What is asked:
Pictures stay out. Extract the lines below from the first one through the line with "plot_bottom = 636;", both included.

Data block:
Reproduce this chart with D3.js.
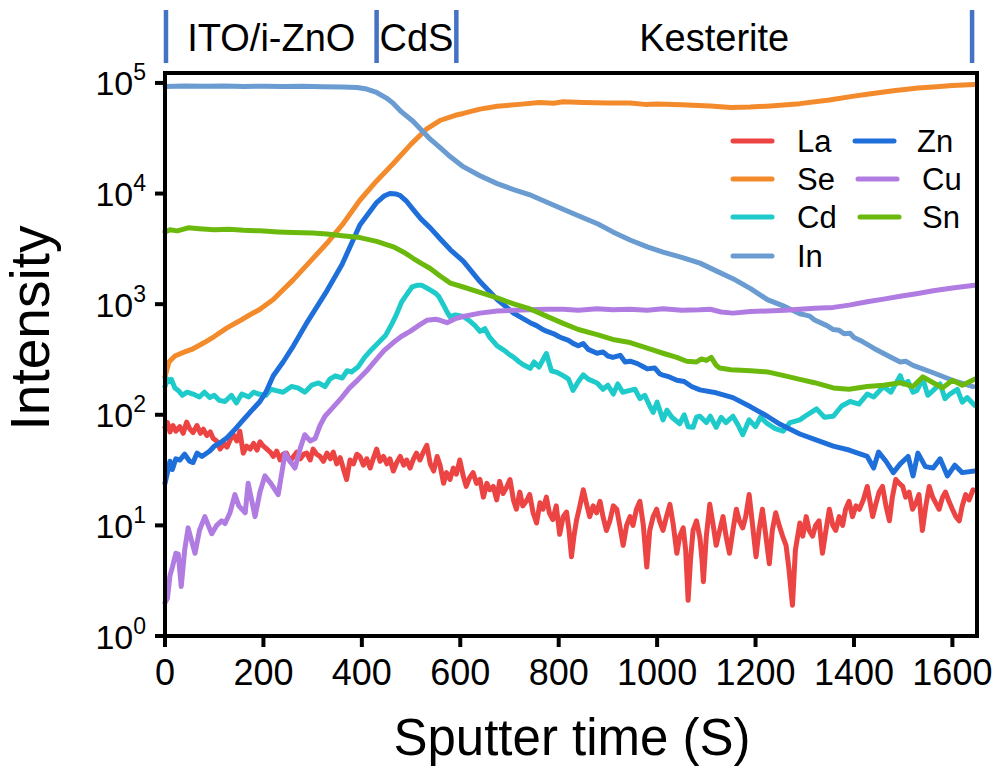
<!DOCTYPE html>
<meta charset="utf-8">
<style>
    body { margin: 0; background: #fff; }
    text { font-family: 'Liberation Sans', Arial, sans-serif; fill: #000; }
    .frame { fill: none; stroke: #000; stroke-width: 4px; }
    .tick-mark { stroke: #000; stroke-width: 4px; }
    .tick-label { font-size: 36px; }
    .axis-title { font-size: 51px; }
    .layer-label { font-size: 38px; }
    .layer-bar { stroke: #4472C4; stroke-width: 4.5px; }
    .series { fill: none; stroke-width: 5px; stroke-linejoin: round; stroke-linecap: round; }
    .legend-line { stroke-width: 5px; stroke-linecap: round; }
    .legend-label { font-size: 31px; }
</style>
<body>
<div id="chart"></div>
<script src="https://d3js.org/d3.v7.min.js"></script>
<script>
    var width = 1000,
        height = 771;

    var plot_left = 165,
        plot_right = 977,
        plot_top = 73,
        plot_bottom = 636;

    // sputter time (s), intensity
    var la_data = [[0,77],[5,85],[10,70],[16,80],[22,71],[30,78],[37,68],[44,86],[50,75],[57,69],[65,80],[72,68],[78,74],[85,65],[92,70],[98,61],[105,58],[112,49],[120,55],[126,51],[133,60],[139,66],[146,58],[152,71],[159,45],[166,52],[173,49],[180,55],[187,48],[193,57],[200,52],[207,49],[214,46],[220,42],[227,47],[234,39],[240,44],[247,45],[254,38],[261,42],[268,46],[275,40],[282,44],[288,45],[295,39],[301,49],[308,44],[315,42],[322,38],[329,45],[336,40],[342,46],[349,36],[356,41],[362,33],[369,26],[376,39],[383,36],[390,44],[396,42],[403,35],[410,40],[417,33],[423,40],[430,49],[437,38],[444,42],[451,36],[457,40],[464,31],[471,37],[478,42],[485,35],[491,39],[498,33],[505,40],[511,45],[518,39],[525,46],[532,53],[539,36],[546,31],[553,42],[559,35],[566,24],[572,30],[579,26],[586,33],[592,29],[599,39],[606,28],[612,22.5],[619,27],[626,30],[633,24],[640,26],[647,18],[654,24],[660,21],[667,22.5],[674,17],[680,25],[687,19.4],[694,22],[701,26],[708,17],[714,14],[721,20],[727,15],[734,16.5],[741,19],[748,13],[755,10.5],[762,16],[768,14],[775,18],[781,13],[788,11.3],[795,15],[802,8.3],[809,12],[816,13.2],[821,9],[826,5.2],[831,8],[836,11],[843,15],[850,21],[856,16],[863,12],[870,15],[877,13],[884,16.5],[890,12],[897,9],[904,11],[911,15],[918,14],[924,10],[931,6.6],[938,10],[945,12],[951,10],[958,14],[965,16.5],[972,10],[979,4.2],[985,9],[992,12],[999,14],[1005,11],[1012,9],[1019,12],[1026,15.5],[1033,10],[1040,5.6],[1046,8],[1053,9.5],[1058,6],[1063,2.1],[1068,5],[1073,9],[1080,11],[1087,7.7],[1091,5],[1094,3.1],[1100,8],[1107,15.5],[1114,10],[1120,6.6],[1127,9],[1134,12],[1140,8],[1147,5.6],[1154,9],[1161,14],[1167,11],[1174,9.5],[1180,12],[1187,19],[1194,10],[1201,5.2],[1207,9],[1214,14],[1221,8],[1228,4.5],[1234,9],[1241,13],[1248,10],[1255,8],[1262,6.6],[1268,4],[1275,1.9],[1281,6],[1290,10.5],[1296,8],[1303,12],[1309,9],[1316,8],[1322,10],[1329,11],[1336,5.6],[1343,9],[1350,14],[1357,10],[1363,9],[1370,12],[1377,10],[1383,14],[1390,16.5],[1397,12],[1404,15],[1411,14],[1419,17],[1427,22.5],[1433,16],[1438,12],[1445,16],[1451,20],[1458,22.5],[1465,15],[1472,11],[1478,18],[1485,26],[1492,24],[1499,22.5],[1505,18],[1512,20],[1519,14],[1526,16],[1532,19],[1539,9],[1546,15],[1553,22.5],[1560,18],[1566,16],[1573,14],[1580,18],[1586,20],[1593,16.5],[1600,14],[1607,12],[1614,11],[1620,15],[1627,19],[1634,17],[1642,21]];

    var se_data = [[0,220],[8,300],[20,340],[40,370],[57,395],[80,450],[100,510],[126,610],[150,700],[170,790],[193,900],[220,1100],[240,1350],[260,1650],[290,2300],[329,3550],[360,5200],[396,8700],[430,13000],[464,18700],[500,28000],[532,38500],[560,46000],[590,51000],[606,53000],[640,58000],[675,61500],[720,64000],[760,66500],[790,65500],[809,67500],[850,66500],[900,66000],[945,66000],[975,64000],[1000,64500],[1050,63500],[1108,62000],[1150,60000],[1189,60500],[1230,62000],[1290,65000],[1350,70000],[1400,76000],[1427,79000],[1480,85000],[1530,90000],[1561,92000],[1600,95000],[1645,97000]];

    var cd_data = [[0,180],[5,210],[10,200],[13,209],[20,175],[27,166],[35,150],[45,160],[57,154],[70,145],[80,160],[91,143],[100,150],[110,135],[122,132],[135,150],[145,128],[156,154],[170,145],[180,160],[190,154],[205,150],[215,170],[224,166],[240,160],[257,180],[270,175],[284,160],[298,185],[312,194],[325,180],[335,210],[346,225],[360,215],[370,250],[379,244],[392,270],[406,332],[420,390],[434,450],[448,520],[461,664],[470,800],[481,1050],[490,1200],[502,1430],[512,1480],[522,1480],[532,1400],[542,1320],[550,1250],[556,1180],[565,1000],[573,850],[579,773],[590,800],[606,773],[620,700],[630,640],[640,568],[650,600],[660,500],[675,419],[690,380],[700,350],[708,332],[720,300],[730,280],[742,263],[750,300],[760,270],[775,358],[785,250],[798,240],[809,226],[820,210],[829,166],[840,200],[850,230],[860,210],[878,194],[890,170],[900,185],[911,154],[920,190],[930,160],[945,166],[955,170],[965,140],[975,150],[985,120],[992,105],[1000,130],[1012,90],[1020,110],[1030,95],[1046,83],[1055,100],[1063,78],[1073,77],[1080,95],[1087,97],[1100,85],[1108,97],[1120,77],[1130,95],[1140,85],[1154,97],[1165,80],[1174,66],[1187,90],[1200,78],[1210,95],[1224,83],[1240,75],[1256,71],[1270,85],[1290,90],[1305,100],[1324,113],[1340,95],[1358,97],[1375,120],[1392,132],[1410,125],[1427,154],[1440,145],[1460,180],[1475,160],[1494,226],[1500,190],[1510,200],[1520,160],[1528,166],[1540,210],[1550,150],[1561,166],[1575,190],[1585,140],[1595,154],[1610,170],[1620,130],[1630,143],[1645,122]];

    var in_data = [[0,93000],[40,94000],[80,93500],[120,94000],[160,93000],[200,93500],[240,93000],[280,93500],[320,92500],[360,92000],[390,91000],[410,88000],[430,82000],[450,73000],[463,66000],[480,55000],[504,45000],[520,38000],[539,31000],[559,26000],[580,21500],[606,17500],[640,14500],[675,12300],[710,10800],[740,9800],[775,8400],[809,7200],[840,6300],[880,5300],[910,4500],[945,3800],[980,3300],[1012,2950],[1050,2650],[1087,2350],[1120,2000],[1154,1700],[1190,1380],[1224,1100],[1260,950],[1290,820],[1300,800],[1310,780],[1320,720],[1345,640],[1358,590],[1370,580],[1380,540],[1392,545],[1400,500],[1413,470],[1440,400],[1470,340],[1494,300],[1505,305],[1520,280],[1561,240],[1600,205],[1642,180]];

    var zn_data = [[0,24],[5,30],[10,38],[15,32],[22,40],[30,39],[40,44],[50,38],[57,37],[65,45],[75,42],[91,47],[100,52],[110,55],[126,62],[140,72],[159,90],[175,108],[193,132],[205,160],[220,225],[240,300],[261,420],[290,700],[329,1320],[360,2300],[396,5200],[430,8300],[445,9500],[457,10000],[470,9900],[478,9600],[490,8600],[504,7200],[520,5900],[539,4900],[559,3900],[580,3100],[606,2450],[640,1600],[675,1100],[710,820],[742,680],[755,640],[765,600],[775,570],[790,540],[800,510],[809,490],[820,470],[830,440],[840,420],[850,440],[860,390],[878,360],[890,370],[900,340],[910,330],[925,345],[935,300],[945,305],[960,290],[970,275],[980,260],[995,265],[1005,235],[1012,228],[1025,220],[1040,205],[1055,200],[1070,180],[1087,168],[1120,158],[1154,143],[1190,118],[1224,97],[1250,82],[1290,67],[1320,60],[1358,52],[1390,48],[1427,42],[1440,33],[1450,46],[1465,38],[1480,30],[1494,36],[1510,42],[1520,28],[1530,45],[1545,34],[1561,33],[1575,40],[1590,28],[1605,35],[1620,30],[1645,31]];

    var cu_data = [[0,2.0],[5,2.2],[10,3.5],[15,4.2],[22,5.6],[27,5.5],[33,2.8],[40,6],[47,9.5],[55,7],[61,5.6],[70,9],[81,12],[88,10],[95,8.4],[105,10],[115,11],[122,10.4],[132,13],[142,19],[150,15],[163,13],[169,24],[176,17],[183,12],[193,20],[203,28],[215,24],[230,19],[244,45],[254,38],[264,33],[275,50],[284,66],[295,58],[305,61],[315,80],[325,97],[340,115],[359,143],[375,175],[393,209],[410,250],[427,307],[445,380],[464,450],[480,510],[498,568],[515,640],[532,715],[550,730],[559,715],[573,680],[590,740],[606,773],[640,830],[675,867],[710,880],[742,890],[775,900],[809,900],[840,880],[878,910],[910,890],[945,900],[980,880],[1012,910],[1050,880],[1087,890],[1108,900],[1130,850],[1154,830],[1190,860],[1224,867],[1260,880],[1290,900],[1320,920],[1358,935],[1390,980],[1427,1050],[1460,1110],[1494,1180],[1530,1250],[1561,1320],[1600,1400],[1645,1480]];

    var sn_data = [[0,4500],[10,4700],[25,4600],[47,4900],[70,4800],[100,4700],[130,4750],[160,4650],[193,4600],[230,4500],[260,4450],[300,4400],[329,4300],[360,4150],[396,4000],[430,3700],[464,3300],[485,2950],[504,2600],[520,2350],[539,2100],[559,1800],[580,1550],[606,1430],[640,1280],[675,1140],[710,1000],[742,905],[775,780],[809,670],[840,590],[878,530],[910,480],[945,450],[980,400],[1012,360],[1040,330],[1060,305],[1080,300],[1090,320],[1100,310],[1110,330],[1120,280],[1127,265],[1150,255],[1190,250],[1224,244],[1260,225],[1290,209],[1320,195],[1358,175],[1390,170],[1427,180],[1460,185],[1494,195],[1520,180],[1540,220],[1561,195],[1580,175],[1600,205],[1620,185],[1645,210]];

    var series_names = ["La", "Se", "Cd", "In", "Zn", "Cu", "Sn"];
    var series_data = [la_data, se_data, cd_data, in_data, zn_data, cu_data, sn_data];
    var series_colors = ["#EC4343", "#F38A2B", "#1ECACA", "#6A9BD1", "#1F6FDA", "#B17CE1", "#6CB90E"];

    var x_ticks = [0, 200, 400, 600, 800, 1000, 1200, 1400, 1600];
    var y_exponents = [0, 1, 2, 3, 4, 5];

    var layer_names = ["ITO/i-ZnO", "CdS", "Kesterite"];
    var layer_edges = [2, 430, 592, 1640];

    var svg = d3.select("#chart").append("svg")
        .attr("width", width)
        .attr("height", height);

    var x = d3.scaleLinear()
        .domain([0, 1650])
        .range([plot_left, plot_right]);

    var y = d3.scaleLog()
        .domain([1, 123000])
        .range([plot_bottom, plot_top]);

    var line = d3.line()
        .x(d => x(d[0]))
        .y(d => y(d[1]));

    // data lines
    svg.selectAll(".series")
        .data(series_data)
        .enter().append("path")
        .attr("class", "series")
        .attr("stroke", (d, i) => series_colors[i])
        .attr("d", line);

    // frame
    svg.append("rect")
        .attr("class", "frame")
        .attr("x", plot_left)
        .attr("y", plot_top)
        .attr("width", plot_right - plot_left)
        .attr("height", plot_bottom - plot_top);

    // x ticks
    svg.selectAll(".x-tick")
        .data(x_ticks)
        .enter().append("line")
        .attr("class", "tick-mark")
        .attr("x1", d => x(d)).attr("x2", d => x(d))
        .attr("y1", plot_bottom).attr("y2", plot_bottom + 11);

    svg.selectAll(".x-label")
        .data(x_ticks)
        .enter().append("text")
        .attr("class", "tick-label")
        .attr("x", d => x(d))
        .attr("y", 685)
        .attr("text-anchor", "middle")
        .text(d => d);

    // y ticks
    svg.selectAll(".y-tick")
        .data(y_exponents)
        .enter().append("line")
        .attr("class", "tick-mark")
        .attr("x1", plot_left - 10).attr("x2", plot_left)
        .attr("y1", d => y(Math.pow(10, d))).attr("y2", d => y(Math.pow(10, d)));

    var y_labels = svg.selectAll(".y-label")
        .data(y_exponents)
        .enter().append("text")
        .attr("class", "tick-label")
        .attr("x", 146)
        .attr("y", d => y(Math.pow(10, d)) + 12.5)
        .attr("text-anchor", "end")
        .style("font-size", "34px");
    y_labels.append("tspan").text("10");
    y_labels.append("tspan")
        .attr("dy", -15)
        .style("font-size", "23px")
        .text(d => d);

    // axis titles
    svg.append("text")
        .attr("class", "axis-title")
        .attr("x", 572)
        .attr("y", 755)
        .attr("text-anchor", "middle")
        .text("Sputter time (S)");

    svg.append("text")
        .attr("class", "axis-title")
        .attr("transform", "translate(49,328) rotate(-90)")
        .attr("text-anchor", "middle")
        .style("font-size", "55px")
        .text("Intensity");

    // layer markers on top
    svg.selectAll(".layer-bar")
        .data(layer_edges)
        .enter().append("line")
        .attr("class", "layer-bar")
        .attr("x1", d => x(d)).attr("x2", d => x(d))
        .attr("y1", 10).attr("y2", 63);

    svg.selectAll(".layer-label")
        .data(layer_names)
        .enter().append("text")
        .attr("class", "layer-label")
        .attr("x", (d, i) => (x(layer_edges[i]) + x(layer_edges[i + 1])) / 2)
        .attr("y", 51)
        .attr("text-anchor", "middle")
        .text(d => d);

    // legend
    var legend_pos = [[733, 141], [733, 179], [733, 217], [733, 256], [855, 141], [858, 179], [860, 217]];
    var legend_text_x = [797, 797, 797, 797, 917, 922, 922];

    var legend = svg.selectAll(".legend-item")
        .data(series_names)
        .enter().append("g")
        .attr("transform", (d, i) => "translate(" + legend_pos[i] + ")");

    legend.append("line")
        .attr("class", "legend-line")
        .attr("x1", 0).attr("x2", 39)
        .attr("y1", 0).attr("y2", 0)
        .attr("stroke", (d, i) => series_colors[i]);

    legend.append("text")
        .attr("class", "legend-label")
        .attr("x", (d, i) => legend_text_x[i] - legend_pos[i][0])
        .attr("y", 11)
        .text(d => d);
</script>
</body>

Output of the exercise:
Reproduce this chart with D3.js.
<!DOCTYPE html>
<meta charset="utf-8">
<style>
    body { margin: 0; background: #fff; }
    text { font-family: 'Liberation Sans', Arial, sans-serif; fill: #000; }
    .frame { fill: none; stroke: #000; stroke-width: 4px; }
    .tick-mark { stroke: #000; stroke-width: 4px; }
    .tick-label { font-size: 36px; }
    .axis-title { font-size: 51px; }
    .layer-label { font-size: 38px; }
    .layer-bar { stroke: #4472C4; stroke-width: 4.5px; }
    .series { fill: none; stroke-width: 5px; stroke-linejoin: round; stroke-linecap: round; }
    .legend-line { stroke-width: 5px; stroke-linecap: round; }
    .legend-label { font-size: 31px; }
</style>
<body>
<div id="chart"></div>
<script src="https://d3js.org/d3.v7.min.js"></script>
<script>
    var width = 1000,
        height = 771;

    var plot_left = 165,
        plot_right = 977,
        plot_top = 73,
        plot_bottom = 636;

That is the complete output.